I went back to 1990 (N = 4165 trading days) and, to my surprise, only found 41 occasions in which we've had a more lopsided ratio of decliners to advancers over a three-day period. That tells me that the recent selling is relatively extreme.
I looked at all occasions since 1990 in which the number of declining stocks over three days outnumbered advancing issues by more than 2:1 (N = 140). Two days later, the S&P 500 Index was up on average by .49% (93 up, 47 down). That is much stronger than the average two-day gain of .07% (2225 up, 1940 down) for the entire sample.
Interestingly, this pattern has held up during recent market history as well. Since 2004, we have had 27 occasions in which three-day declining stocks outnumbered advancers by more than 2:1. The S&P 500 Index was up two days later by an average of .52% (20 up, 7 down).
It does appear that such broad and concentrated selling yields favorable returns in the short run.

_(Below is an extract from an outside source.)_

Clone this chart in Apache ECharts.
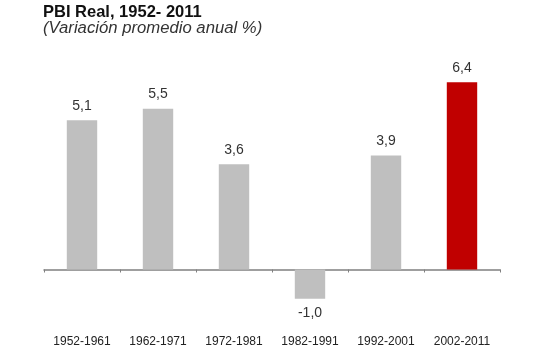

That doesn't mean, however, that the pattern is not without its risks. As we were making lows in August, 1990, the pattern yielded two-day losses in excess of 3% before the market righted itself. The pattern also got ugly as we made an important bottom in March, 2004, giving us two-day losses of 3%. In late August, 1998, the pattern would have provided us with a bonecrushing loss of 8% in two days, and in September, 2001 (right after 9/11), we would have had a loss of over 5% in that time.
Note that the times the pattern failed big were relative washout periods in the market that ultimately provided superior buying opportunities. Ironically, when the pattern has failed in the short run, it has provided some of the best long-term returns. When markets go from a selling extreme to an even *greater* selling extreme, that's when you get bottoms of long-term interest.